I farm kitty corner across the intersection and sell him the corn for silage off that farm.Around 6500 tons this yr.


----------



## IHCman (Aug 27, 2011)

Thats quite the pile of corn.


----------



## PaMike (Dec 7, 2013)

I assume they have to cover that pile of corn to avoid spoilage??


----------



## swmnhay (Jun 13, 2008)

PaMike said:


> I assume they have to cover that pile of corn to avoid spoilage??


Yes they will.He is still filling it.They grind the corn and pack it and then tarp it.

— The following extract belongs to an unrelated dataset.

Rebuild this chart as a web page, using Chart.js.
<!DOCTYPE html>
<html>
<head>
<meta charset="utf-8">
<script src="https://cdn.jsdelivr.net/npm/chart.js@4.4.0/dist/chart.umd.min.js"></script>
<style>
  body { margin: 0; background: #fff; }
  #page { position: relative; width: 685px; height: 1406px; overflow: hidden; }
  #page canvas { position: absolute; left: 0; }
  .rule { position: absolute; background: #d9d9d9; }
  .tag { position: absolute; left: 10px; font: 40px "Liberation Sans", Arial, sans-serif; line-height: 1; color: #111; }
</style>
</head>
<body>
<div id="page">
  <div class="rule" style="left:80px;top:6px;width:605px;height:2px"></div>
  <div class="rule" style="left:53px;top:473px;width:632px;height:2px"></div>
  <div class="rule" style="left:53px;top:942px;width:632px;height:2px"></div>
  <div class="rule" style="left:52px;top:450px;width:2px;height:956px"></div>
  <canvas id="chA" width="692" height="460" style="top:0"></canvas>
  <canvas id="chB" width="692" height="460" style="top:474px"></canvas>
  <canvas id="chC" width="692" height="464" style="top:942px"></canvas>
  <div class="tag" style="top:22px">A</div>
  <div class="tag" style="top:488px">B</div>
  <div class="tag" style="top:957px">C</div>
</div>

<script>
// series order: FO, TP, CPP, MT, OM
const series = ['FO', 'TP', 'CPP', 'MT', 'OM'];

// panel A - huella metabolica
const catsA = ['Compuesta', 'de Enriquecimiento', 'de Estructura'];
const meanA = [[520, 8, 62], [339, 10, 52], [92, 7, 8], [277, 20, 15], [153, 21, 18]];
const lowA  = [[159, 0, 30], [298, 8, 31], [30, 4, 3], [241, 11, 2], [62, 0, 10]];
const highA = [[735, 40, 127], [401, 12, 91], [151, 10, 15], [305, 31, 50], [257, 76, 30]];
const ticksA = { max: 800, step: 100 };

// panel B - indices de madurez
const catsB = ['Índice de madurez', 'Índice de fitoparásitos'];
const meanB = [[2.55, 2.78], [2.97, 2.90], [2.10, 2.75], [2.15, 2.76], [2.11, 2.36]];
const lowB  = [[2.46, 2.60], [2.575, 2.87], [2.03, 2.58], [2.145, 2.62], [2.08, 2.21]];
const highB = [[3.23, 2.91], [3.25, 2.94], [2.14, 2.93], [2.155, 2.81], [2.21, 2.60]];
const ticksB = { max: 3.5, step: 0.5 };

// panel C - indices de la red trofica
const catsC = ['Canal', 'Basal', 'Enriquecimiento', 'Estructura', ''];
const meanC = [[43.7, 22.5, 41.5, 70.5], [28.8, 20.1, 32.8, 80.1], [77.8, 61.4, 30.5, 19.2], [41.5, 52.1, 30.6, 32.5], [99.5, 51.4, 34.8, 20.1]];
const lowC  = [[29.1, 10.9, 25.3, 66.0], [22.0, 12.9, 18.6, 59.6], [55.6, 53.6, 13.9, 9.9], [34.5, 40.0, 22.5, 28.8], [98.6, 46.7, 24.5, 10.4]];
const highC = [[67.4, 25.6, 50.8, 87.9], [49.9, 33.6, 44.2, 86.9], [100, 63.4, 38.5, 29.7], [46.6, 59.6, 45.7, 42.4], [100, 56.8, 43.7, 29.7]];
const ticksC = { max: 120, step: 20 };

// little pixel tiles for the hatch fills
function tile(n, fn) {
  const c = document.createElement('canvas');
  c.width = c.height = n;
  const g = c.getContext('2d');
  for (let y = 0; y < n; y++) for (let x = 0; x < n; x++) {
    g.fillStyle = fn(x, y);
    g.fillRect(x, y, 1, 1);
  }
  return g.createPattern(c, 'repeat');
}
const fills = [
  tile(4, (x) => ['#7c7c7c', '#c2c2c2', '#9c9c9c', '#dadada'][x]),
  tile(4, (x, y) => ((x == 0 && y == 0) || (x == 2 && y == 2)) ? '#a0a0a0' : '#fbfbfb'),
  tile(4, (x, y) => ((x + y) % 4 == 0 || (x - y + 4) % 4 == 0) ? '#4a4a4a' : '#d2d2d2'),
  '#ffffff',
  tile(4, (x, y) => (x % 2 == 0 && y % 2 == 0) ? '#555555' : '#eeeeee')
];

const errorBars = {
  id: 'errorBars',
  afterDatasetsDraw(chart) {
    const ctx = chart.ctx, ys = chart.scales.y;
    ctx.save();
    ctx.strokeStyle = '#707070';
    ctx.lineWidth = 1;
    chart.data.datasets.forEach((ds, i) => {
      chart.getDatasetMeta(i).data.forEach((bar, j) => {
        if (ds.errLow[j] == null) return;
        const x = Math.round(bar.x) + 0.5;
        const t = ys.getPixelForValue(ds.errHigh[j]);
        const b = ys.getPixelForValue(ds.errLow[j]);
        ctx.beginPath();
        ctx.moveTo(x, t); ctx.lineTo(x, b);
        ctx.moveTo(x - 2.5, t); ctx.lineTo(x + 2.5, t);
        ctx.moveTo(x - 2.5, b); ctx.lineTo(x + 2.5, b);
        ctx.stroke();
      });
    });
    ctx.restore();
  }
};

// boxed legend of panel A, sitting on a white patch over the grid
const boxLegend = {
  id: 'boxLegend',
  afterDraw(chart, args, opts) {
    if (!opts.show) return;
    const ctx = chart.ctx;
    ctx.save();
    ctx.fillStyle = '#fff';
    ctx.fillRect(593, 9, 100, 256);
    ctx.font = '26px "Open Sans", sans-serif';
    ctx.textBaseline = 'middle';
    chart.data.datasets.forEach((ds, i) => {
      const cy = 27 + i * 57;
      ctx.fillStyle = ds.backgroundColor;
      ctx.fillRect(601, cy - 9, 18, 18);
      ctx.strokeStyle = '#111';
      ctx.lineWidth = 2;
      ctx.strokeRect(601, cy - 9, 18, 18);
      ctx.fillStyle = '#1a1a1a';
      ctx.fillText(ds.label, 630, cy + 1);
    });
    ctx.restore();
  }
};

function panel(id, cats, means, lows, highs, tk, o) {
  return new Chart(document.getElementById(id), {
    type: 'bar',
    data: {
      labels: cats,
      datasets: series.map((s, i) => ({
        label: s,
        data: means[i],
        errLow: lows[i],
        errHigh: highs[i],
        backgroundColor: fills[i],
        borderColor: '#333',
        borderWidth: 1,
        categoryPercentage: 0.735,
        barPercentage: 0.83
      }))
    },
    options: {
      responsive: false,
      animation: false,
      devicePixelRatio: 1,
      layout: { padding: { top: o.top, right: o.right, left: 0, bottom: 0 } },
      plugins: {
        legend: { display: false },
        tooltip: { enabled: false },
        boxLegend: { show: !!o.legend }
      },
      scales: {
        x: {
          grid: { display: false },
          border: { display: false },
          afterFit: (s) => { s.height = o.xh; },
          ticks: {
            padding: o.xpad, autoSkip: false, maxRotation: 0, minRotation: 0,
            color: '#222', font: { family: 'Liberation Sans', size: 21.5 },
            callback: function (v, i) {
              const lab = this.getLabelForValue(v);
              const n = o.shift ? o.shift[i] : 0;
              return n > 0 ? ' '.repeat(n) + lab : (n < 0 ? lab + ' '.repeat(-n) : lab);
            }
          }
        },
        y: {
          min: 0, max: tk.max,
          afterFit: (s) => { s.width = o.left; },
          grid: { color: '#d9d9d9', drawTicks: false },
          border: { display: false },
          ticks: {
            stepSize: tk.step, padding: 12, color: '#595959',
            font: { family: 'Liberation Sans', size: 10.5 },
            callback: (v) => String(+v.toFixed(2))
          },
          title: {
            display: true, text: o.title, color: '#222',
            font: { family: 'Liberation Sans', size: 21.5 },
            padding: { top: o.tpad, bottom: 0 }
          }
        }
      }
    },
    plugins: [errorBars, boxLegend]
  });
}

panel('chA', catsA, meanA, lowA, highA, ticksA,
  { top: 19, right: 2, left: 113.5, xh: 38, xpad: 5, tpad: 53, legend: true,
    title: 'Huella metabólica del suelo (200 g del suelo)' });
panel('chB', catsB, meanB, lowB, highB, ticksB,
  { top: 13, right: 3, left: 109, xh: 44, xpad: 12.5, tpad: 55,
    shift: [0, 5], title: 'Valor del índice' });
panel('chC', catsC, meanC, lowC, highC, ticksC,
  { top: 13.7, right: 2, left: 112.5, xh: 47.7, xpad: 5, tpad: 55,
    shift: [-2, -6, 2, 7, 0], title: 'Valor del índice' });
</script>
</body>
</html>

The pile to the west that is covered is corn silage.There is also another pile of silage in the field thats covered.


----------



## CowboyRam (Dec 13, 2015)

We have a grain elevator next door, and a few years ago they had a big pile of corn just sitting on the ground; they did not have room in the silos. It sat there all winter, and was then put in to the silo sometime the next winter. I know they had to have some lost, but I don't know how much.


----------



## deadmoose (Oct 30, 2011)

Where are all the trees?


----------



## swmnhay (Jun 13, 2008)

deadmoose said:


> Where are all the trees?


Up north,lol.


----------



## stack em up (Mar 7, 2013)

deadmoose said:


> Where are all the trees?


Weren't many trees in this part of the state till the settlers came. I told my wife that and she could t believe it that most of the trees around here were planted by someone, save for the ones by rivers and creeks.


----------



## deadmoose (Oct 30, 2011)

stack em up said:


> Weren't many trees in this part of the state till the settlers came. I told my wife that and she could t believe it that most of the trees around here were planted by someone, save for the ones by rivers and creeks.

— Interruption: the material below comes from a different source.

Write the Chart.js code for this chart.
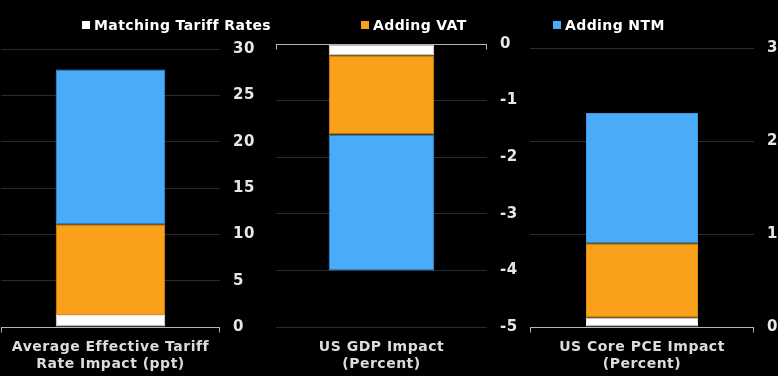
<!DOCTYPE html>
<html>
<head>
<meta charset="utf-8">
<script src="https://cdn.jsdelivr.net/npm/chart.js@4/dist/chart.umd.min.js"></script>
<style>
  html, body { margin: 0; padding: 0; background: #000; }
  #wrap { position: relative; width: 778px; height: 376px; background: #000; overflow: hidden; }
  .cv { position: absolute; top: 0; height: 376px; }
  .leg { position: absolute; top: 17px; font: bold 14px "DejaVu Sans", sans-serif; letter-spacing: 0.4px; color: #fff; white-space: nowrap; line-height: 16px; }
  .leg i { display: inline-block; width: 8px; height: 8px; margin-right: 4px; vertical-align: 1px; }
</style>
</head>
<body>
<div id="wrap">
  <div class="cv" style="left:0;width:262px"><canvas id="c1" width="262" height="376"></canvas></div>
  <div class="cv" style="left:262px;width:266px"><canvas id="c2" width="266" height="376"></canvas></div>
  <div class="cv" style="left:528px;width:250px"><canvas id="c3" width="250" height="376"></canvas></div>
  <div id="legend"></div>
</div>
<script>
// ---- data ----
const categories = [
  ["Average Effective Tariff", "Rate Impact (ppt)"],
  ["US GDP Impact", "(Percent)"],
  ["US Core PCE Impact", "(Percent)"]
];
const seriesNames = ["Matching Tariff Rates", "Adding VAT", "Adding NTM"];
const matchingTariff = [1.3, -0.2, 0.1];
const addingVAT = [9.8, -1.4, 0.8];
const addingNTM = [16.7, -2.4, 1.4];
const axisMin = [0, -5, 0];
const axisMax = [30, 0, 3];
const axisStep = [5, 1, 1];

// ---- styles ----
const fills = ["#ffffff", "#f9a11b", "#4aabf9"];
const edges = ["#e6e6e6", "#e08f14", "#3b97e0"];
const legendX = [82, 361, 553];
const padLeft = [1, 14, 2];
const axisW = [42, 41, 24];
const padTop = [49, 44, 48];

// legend (HTML text)
const legEl = document.getElementById('legend');
seriesNames.forEach((n, i) => {
  const d = document.createElement('div');
  d.className = 'leg';
  d.style.left = legendX[i] + 'px';
  d.innerHTML = '<i style="background:' + fills[i] + '"></i>' + n;
  legEl.appendChild(d);
});

const spacing = {
  id: 'spacing',
  beforeDraw(chart) { chart.ctx.letterSpacing = '0.5px'; }
};

const zeroAxis = {
  id: 'zeroAxis',
  afterDatasetsDraw(chart) {
    const y = Math.round(chart.scales.y.getPixelForValue(0)) + 0.5;
    const a = chart.chartArea, ctx = chart.ctx;
    ctx.save();
    ctx.strokeStyle = '#b4b4b4';
    ctx.lineWidth = 1;
    ctx.beginPath();
    ctx.moveTo(a.left, y); ctx.lineTo(a.right, y);
    ctx.moveTo(a.left + 0.5, y); ctx.lineTo(a.left + 0.5, y + 5);
    ctx.moveTo(a.right - 0.5, y); ctx.lineTo(a.right - 0.5, y + 5);
    ctx.stroke();
    ctx.restore();
  }
};

const all = [matchingTariff, addingVAT, addingNTM];
['c1', 'c2', 'c3'].forEach((id, p) => {
  new Chart(document.getElementById(id), {
    type: 'bar',
    data: {
      labels: [categories[p]],
      datasets: seriesNames.map((n, i) => ({
        label: n,
        data: [all[i][p]],
        backgroundColor: fills[i],
        borderColor: edges[i],
        borderWidth: 1,
        borderSkipped: false,
        barPercentage: 1,
        categoryPercentage: 0.5
      }))
    },
    options: {
      responsive: false,
      animation: false,
      devicePixelRatio: 1,
      layout: { padding: { left: padLeft[p], top: padTop[p], right: 0, bottom: 0 } },
      plugins: { legend: { display: false }, tooltip: { enabled: false } },
      scales: {
        x: {
          stacked: true,
          grid: { display: false },
          border: { display: false },
          afterFit: s => { s.height = 49; },
          ticks: {
            color: '#dcdcdc',
            padding: 4,
            font: { family: 'DejaVu Sans', weight: 'bold', size: 14, lineHeight: 1.2 },
            maxRotation: 0, autoSkip: false
          }
        },
        y: {
          stacked: true,
          position: 'right',
          min: axisMin[p], max: axisMax[p],
          afterFit: s => { s.width = axisW[p]; },
          grid: { color: '#2b2b2b', drawTicks: false },
          border: { display: false },
          ticks: {
            stepSize: axisStep[p],
            color: '#e6e6e6',
            padding: 13,
            font: { family: 'DejaVu Sans', weight: 'bold', size: 15 }
          }
        }
      }
    },
    plugins: [spacing, zeroAxis]
  });
});
</script>
</body>
</html>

I do not make it that far south or west often. A guy can forget how different it gets not all that far away. That far in another direction from me (give or take) the only clearings are freshly logged, burned, or rock.


----------



## swmnhay (Jun 13, 2008)

stack em up said:


> Weren't many trees in this part of the state till the settlers came. I told my wife that and she could t believe it that most of the trees around here were planted by someone, save for the ones by rivers and creeks.


A little more southern Mn history.Some of the settlers made houses out of sod because not enough trees for wood.Prarie grass was wound up tight by hand to make a log to burn for heat.


----------



## stack em up (Mar 7, 2013)

swmnhay said:


> A little more southern Mn history.Some of the settlers made houses out of sod because not enough trees for wood.Prarie grass was wound up tight by hand to make a log to burn for heat.


Thus the dugout sod house in Walnut Grove, MN, home of Laura Ingalls Wilder.


----------